Reading the Demand Heatmap
Use the category-level Demand Heatmap to find where demand is high and competition is thin before you go hunting for individual products.
What the heatmap shows
The Demand Heatmap zooms out from individual products to whole categories. Instead of asking 'is this ASIN good?', it asks 'where is the opportunity?' Each major Amazon category gets a color and a score so you can see at a glance which corners of the market are worth digging into and which are saturated.
Scores are computed from the product data the platform already harvests across categories — real measured demand (units actually selling) and the real competitive picture (review distribution, brand concentration, price bands). It is not a live guess; it reflects what is genuinely moving.
Reading the colors and scores
The color is a quick read; the underlying numbers are the real story. In general:
- Green — favorable: demand is healthy relative to how crowded the category is.
- Yellow — mixed: there is demand, but competition is meaningful. Look for a specific angle.
- Red — tough: heavily contested or thin on opportunity. Possible, but you will need a strong differentiator.
Every category breaks down into the two forces that drive the score: demand (how much is actually selling) and competition (how hard incumbents are to displace).
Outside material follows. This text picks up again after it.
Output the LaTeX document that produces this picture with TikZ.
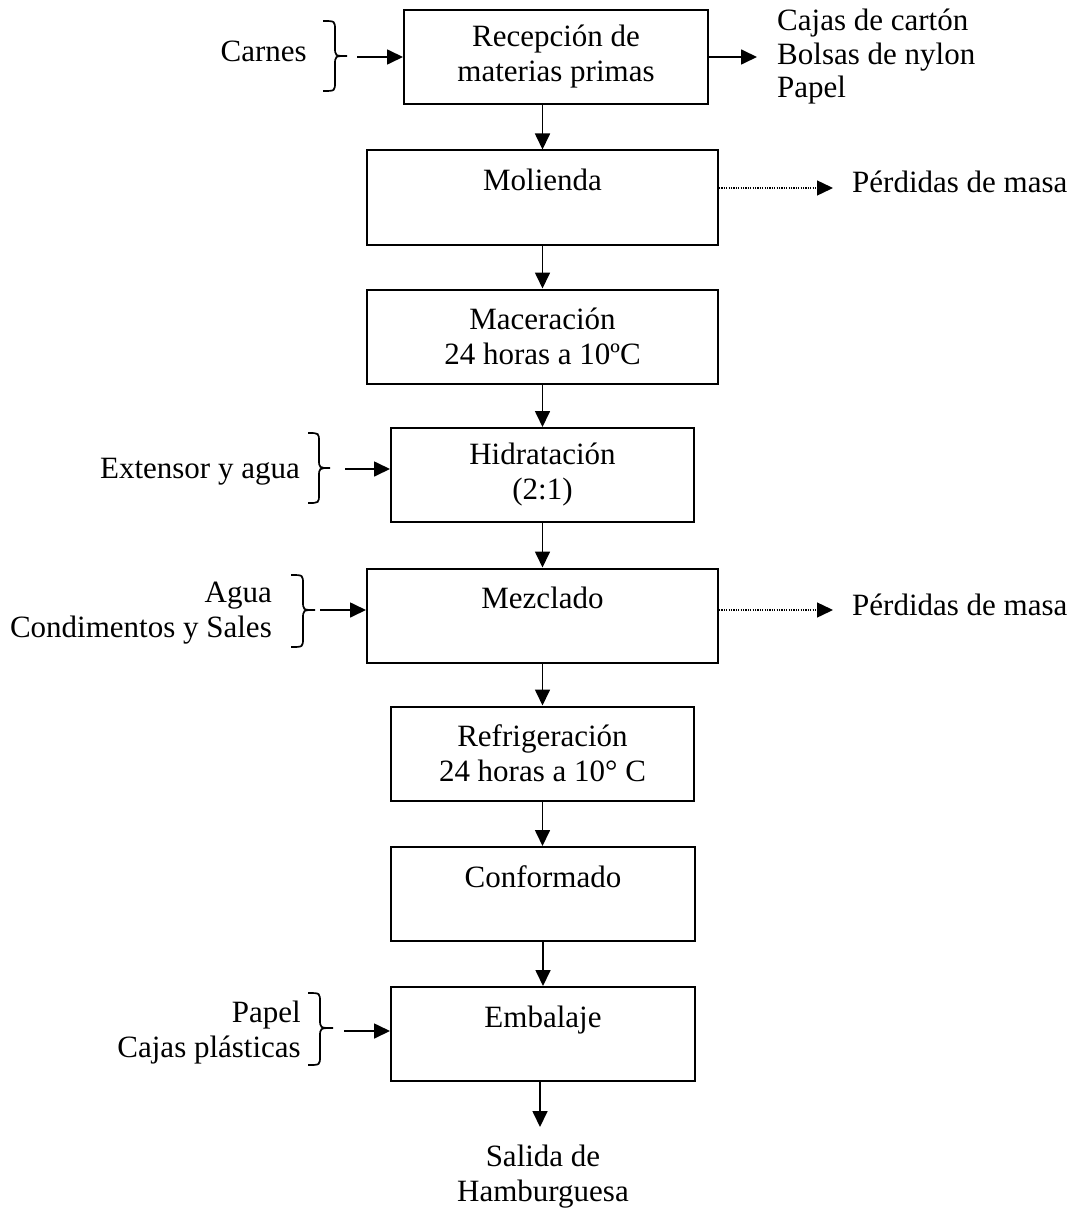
\documentclass[tikz,border=0pt]{standalone}
\usepackage{fontspec}
\setmainfont{Liberation Serif}
\usetikzlibrary{arrows.meta}
% right curly brace: left x, stem x, tip x, top y, tip y, bottom y
\newcommand\curlybrace[6]{%
  \draw[brace] (#1,#4) .. controls (#2,#4) .. (#2,{#4+9}) -- (#2,{#5-9})
    .. controls (#2,#5) .. (#3,#5) .. controls (#2,#5) .. (#2,{#5+9})
    -- (#2,{#6-9}) .. controls (#2,#6) .. (#1,#6);}
\begin{document}
\begin{tikzpicture}[x=1pt,y=-1pt,
  every node/.style={font=\fontsize{31}{35}\selectfont, inner sep=0pt},
  proc/.style={draw, line width=2pt, rectangle, align=center, minimum height=94pt},
  wide/.style={proc, minimum width=351pt},
  narrow/.style={proc, minimum width=303pt},
  flow/.style={line width=1.7pt, -{Triangle[length=16pt,width=15pt]}},
  loss/.style={line width=1.4pt, dash pattern=on 1.2pt off 1.2pt, -{Triangle[length=16pt,width=15pt]}},
  brace/.style={line width=1.7pt}]
\fill[white] (0,0) rectangle (1075,1209);
\useasboundingbox (0,0) rectangle (1075,1209);

% process steps
\node[proc, minimum width=304pt] (rec) at (556,57) {Recepción de\\materias primas};
\node[wide] (mol) at (542.5,197.5) {Molienda\\\mbox{}};
\node[wide] (mac) at (542.5,336.5) {Maceración\\24 horas a 10ºC};
\node[narrow] (hid) at (542.5,475) {Hidratación\\(2:1)};
\node[wide] (mez) at (542.5,615.5) {Mezclado\\\mbox{}};
\node[narrow] (ref) at (542.5,753.5) {Refrigeración\\24 horas a 10° C};
\node[proc, minimum width=304pt] (con) at (543,894) {Conformado\\\mbox{}};
\node[proc, minimum width=304pt] (emb) at (543,1034) {Embalaje\\\mbox{}};

% main flow
\draw[flow] (rec.south -| mol.north) -- (mol.north);
\draw[flow] (mol.south) -- (mac.north);
\draw[flow] (mac.south) -- (hid.north);
\draw[flow] (hid.south) -- (mez.north);
\draw[flow] (mez.south) -- (ref.north);
\draw[flow] (ref.south) -- (ref.south |- con.north);
\draw[flow] (con.south) -- (emb.north);
\coordinate (out) at (540,1127);
\draw[flow] (emb.south -| out) -- (out);
\node[anchor=north, align=center] (salida) at (543,1145) {Salida de\\Hamburguesa};

% inputs
\node[anchor=base east] (carnes) at (307,62) {Carnes};
\curlybrace{323}{335}{347}{21}{56}{91}
\coordinate (inA) at (357,57);
\draw[flow] (inA) -- (inA -| rec.west);

\node[anchor=base east] (ext) at (300,478) {Extensor y agua};
\curlybrace{308}{319}{330}{433}{468}{503}
\coordinate (inB) at (345,469);
\draw[flow] (inB) -- (inB -| hid.west);

\node[anchor=north east, align=right] (agua) at (272,581.5) {Agua\\Condimentos y Sales};
\curlybrace{291}{303}{315}{575}{610}{647}
\coordinate (inC) at (320,610);
\draw[flow] (inC) -- (inC -| mez.west);

\node[anchor=north east, align=right] (papel) at (301,1001) {Papel\\Cajas plásticas};
\curlybrace{308}{320}{333}{993}{1028}{1065}
\coordinate (inD) at (344,1031);
\draw[flow] (inD) -- (inD -| emb.west);

% outputs
\coordinate (outA) at (757,57);
\draw[flow] (rec.east |- outA) -- (outA);
\node[anchor=north west, align=left, font=\fontsize{31}{33.5}\selectfont] (empaques) at (777,9)
  {Cajas de cartón\\Bolsas de nylon\\Papel};

\coordinate (lossA) at (833,188);
\draw[loss] (mol.east |- lossA) -- (lossA);
\node[anchor=base west] (perdA) at (852,193) {Pérdidas de masa};
\coordinate (lossB) at (833,610);
\draw[loss] (mez.east |- lossB) -- (lossB);
\node[anchor=base west] (perdB) at (852,615) {Pérdidas de masa};
\end{tikzpicture}
\end{document}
A category can be red because demand is low or because competition is high — the breakdown tells you which.
Momentum and seasonality
A category's score is a snapshot, so the heatmap also shows direction. Momentum arrows indicate whether search interest is rising or falling right now, and each category carries a 12-month seasonality curve (powered by search-volume data) so you can see whether you are catching a wave or chasing one that has already crested.
From category to product
Use the heatmap at the top of your funnel:
- Scan for green or improving categories and open one to see its demand-versus-competition breakdown and seasonality.
- Note the angle the breakdown suggests — for instance, strong demand with mediocre incumbent ratings means an opening to compete on quality.
- Jump into the Product Database with a keyword from that category to find specific listings.
- Validate the best candidates to turn 'interesting category' into a real GO / Watch / Skip decision.